-- START OF Information shown --
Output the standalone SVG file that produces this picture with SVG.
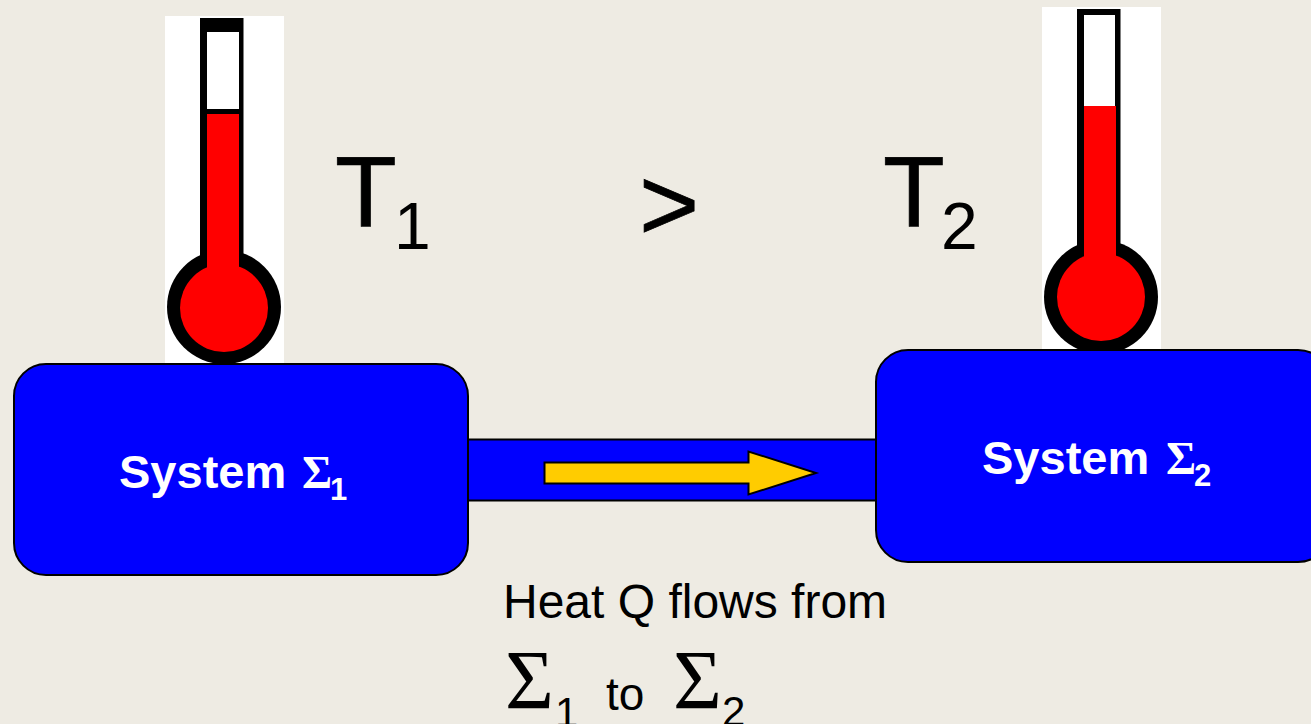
<svg xmlns="http://www.w3.org/2000/svg" width="1311" height="724" viewBox="0 0 1311 724">
<style>
.a{font-family:"Liberation Sans",Arial,sans-serif;fill:#000}
.h{stroke:#000;stroke-width:.7px}
.s{font-family:"Liberation Serif","Times New Roman",serif;fill:#000}
.b{font-family:"Liberation Sans",Arial,sans-serif;font-weight:700;fill:#fff;font-size:47px}
.bs{font-family:"Liberation Serif","Times New Roman",serif;font-weight:700;fill:#fff;font-size:46px}
.bn{font-family:"Liberation Sans",Arial,sans-serif;font-weight:700;fill:#fff;font-size:31px}
.box{fill:#0000ff;stroke:#000;stroke-width:2}
.k{fill:#000}
.r{fill:#ff0000}
.w{fill:#fff}
</style>
<rect width="1311" height="724" fill="#eeebe3"/>
<g id="connectors">
<rect class="box" x="462" y="439.500" width="420" height="61"/>
<path d="M544.500 462.500H748.500V451.500L816 473 748.500 494.500V483.500H544.500Z" fill="#ffcc00" stroke="#000" stroke-width="2"/>
</g>
<g id="thermometer-1">
<rect class="w" x="165" y="16" width="119" height="347"/>
<rect class="k" x="200" y="18" width="43.500" height="260"/>
<circle class="k" cx="224" cy="307" r="57"/>
<rect class="w" x="207" y="32" width="32" height="77"/>
<rect class="r" x="207" y="114" width="32" height="170"/>
<circle class="r" cx="224" cy="308" r="44"/>
</g>
<g id="thermometer-2">
<rect class="w" x="1042" y="7" width="119" height="343"/>
<rect class="k" x="1077" y="9" width="43.500" height="260"/>
<circle class="k" cx="1101" cy="297" r="57"/>
<rect class="w" x="1084" y="15" width="31" height="91"/>
<rect class="r" x="1084" y="106" width="32" height="170"/>
<circle class="r" cx="1101" cy="297" r="44"/>
</g>
<g id="system-1">
<rect class="box" x="14" y="364" width="454" height="211" rx="32"/>
<text class="b" x="119" y="488">System</text>
<text class="bs" x="302" y="488">Σ</text>
<text class="bn" x="330" y="500">1</text>
</g>
<g id="system-2">
<rect class="box" x="876" y="350" width="454" height="212" rx="32"/>
<text class="b" x="982" y="474">System</text>
<text class="bs" x="1166" y="474">Σ</text>
<text class="bn" x="1194" y="486">2</text>
</g>
<g id="labels">
<text class="a h" x="335" y="226" font-size="101">T</text>
<text class="a" x="394" y="249" font-size="66">1</text>
<text class="a h" x="639" y="240" font-size="103">&gt;</text>
<text class="a h" x="883" y="226" font-size="101">T</text>
<text class="a" x="941" y="249" font-size="66">2</text>
<text class="a" x="503" y="618" font-size="48">Heat Q flows from</text>
<text class="s" x="505" y="709" font-size="84">Σ</text>
<text class="a" x="555" y="727" font-size="42">1</text>
<text class="a" x="606" y="710" font-size="46">to</text>
<text class="s" x="673" y="709" font-size="84">Σ</text>
<text class="a" x="722" y="726" font-size="42">2</text>
</g>
</svg>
-- END OF Information shown --
• [What is being asked]: Leaving out the pictures, repeat the data above exactly.

• [Result below]:
Output the standalone SVG file that produces this picture with SVG.
<svg xmlns="http://www.w3.org/2000/svg" width="1311" height="724" viewBox="0 0 1311 724">
<style>
.a{font-family:"Liberation Sans",Arial,sans-serif;fill:#000}
.h{stroke:#000;stroke-width:.7px}
.s{font-family:"Liberation Serif","Times New Roman",serif;fill:#000}
.b{font-family:"Liberation Sans",Arial,sans-serif;font-weight:700;fill:#fff;font-size:47px}
.bs{font-family:"Liberation Serif","Times New Roman",serif;font-weight:700;fill:#fff;font-size:46px}
.bn{font-family:"Liberation Sans",Arial,sans-serif;font-weight:700;fill:#fff;font-size:31px}
.box{fill:#0000ff;stroke:#000;stroke-width:2}
.k{fill:#000}
.r{fill:#ff0000}
.w{fill:#fff}
</style>
<rect width="1311" height="724" fill="#eeebe3"/>
<g id="connectors">
<rect class="box" x="462" y="439.500" width="420" height="61"/>
<path d="M544.500 462.500H748.500V451.500L816 473 748.500 494.500V483.500H544.500Z" fill="#ffcc00" stroke="#000" stroke-width="2"/>
</g>
<g id="thermometer-1">
<rect class="w" x="165" y="16" width="119" height="347"/>
<rect class="k" x="200" y="18" width="43.500" height="260"/>
<circle class="k" cx="224" cy="307" r="57"/>
<rect class="w" x="207" y="32" width="32" height="77"/>
<rect class="r" x="207" y="114" width="32" height="170"/>
<circle class="r" cx="224" cy="308" r="44"/>
</g>
<g id="thermometer-2">
<rect class="w" x="1042" y="7" width="119" height="343"/>
<rect class="k" x="1077" y="9" width="43.500" height="260"/>
<circle class="k" cx="1101" cy="297" r="57"/>
<rect class="w" x="1084" y="15" width="31" height="91"/>
<rect class="r" x="1084" y="106" width="32" height="170"/>
<circle class="r" cx="1101" cy="297" r="44"/>
</g>
<g id="system-1">
<rect class="box" x="14" y="364" width="454" height="211" rx="32"/>
<text class="b" x="119" y="488">System</text>
<text class="bs" x="302" y="488">Σ</text>
<text class="bn" x="330" y="500">1</text>
</g>
<g id="system-2">
<rect class="box" x="876" y="350" width="454" height="212" rx="32"/>
<text class="b" x="982" y="474">System</text>
<text class="bs" x="1166" y="474">Σ</text>
<text class="bn" x="1194" y="486">2</text>
</g>
<g id="labels">
<text class="a h" x="335" y="226" font-size="101">T</text>
<text class="a" x="394" y="249" font-size="66">1</text>
<text class="a h" x="639" y="240" font-size="103">&gt;</text>
<text class="a h" x="883" y="226" font-size="101">T</text>
<text class="a" x="941" y="249" font-size="66">2</text>
<text class="a" x="503" y="618" font-size="48">Heat Q flows from</text>
<text class="s" x="505" y="709" font-size="84">Σ</text>
<text class="a" x="555" y="727" font-size="42">1</text>
<text class="a" x="606" y="710" font-size="46">to</text>
<text class="s" x="673" y="709" font-size="84">Σ</text>
<text class="a" x="722" y="726" font-size="42">2</text>
</g>
</svg>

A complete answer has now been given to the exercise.